• What is being asked: Include in the output exactly the lines from the opening of the data through the line containing "const labelShift = [[3, 7], [0, 0], [7, 36]];", and nothing more.

• Source material:
----
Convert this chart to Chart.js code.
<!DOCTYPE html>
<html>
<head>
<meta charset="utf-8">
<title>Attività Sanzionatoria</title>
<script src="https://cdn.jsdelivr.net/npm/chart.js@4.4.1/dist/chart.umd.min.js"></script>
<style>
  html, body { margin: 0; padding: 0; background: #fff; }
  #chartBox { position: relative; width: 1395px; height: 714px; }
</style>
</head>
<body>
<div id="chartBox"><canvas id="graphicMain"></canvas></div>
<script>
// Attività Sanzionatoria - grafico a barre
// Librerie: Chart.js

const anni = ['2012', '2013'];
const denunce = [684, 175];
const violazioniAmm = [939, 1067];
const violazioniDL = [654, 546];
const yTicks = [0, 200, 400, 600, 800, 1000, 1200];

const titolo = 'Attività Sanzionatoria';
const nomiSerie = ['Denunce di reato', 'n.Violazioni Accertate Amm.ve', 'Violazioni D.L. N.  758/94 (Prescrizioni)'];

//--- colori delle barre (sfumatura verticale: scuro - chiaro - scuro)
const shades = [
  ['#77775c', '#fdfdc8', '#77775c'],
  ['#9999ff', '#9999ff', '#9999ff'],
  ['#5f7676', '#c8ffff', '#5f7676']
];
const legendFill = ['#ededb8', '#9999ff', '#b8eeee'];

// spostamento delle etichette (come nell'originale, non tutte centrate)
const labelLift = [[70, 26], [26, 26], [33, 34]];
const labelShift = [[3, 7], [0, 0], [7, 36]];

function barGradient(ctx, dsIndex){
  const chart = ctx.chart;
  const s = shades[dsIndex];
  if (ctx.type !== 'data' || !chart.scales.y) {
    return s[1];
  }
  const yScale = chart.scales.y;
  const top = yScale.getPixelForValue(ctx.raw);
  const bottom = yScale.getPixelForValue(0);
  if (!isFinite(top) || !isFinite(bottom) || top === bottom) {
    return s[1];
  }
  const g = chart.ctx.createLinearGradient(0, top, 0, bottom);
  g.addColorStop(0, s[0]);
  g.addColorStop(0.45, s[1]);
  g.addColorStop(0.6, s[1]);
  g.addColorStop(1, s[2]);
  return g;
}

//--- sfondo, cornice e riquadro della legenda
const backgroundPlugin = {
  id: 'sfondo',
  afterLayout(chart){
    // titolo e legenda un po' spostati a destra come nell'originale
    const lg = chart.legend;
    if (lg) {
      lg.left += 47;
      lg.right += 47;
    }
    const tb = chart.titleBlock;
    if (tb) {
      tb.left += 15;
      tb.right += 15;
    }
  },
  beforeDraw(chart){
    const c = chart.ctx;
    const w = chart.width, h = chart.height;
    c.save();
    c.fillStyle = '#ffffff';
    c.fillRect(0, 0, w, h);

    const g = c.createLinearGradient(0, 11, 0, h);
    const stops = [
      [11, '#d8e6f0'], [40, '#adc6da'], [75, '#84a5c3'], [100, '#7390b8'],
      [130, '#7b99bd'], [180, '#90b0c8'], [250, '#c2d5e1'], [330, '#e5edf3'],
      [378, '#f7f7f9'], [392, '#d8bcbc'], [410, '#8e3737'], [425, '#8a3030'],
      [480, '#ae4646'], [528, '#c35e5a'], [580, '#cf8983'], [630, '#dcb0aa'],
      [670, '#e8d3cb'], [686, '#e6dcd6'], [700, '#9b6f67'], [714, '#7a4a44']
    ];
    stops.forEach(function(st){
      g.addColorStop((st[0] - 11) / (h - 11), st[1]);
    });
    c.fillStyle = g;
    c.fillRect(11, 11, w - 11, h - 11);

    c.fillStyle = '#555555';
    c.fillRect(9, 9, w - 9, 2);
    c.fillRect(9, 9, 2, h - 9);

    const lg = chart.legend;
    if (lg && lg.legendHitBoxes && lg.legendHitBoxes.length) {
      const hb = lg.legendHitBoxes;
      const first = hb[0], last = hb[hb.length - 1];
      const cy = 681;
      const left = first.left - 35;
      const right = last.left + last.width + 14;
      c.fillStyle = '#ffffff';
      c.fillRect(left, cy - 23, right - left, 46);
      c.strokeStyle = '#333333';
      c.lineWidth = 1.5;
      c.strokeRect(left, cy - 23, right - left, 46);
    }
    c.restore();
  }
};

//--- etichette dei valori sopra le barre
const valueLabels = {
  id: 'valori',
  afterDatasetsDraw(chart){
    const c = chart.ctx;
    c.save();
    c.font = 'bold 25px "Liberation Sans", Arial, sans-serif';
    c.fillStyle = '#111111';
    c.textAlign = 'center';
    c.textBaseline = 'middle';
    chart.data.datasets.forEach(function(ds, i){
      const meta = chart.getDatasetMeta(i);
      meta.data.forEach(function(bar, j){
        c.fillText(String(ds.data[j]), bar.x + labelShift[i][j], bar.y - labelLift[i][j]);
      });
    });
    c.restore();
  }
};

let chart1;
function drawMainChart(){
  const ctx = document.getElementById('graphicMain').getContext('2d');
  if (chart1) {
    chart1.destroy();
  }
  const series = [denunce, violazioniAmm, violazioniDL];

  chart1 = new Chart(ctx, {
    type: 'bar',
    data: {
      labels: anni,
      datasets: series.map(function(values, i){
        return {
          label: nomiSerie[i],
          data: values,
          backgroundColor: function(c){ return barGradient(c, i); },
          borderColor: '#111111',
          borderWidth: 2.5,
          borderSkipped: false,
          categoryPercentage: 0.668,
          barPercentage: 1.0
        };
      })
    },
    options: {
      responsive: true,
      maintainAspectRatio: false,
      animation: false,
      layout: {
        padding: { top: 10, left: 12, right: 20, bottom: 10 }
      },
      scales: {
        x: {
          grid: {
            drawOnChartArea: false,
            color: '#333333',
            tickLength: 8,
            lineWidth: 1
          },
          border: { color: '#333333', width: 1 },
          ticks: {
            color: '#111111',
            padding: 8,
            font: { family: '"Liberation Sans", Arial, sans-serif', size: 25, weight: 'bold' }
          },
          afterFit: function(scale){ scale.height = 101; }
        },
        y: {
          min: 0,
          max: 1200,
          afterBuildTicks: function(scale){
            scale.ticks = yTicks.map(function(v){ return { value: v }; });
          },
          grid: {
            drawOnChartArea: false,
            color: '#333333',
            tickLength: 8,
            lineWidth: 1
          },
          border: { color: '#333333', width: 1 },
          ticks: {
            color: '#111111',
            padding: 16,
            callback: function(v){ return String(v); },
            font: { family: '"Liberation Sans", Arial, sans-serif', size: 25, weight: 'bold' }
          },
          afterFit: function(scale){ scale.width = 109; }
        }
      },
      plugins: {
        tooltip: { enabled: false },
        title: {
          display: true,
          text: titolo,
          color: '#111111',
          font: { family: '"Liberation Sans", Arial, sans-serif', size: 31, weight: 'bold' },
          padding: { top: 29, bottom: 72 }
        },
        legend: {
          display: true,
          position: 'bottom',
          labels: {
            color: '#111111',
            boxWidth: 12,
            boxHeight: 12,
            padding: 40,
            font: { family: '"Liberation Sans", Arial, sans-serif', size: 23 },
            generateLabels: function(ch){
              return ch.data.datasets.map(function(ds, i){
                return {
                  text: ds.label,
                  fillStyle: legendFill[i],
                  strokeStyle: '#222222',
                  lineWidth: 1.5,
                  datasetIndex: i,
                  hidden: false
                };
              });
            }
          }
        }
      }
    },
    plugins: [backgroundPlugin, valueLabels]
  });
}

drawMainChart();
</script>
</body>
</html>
----
• Expected answer:
Convert this chart to Chart.js code.
<!DOCTYPE html>
<html>
<head>
<meta charset="utf-8">
<title>Attività Sanzionatoria</title>
<script src="https://cdn.jsdelivr.net/npm/chart.js@4.4.1/dist/chart.umd.min.js"></script>
<style>
  html, body { margin: 0; padding: 0; background: #fff; }
  #chartBox { position: relative; width: 1395px; height: 714px; }
</style>
</head>
<body>
<div id="chartBox"><canvas id="graphicMain"></canvas></div>
<script>
// Attività Sanzionatoria - grafico a barre
// Librerie: Chart.js

const anni = ['2012', '2013'];
const denunce = [684, 175];
const violazioniAmm = [939, 1067];
const violazioniDL = [654, 546];
const yTicks = [0, 200, 400, 600, 800, 1000, 1200];

const titolo = 'Attività Sanzionatoria';
const nomiSerie = ['Denunce di reato', 'n.Violazioni Accertate Amm.ve', 'Violazioni D.L. N.  758/94 (Prescrizioni)'];

//--- colori delle barre (sfumatura verticale: scuro - chiaro - scuro)
const shades = [
  ['#77775c', '#fdfdc8', '#77775c'],
  ['#9999ff', '#9999ff', '#9999ff'],
  ['#5f7676', '#c8ffff', '#5f7676']
];
const legendFill = ['#ededb8', '#9999ff', '#b8eeee'];

// spostamento delle etichette (come nell'originale, non tutte centrate)
const labelLift = [[70, 26], [26, 26], [33, 34]];
const labelShift = [[3, 7], [0, 0], [7, 36]];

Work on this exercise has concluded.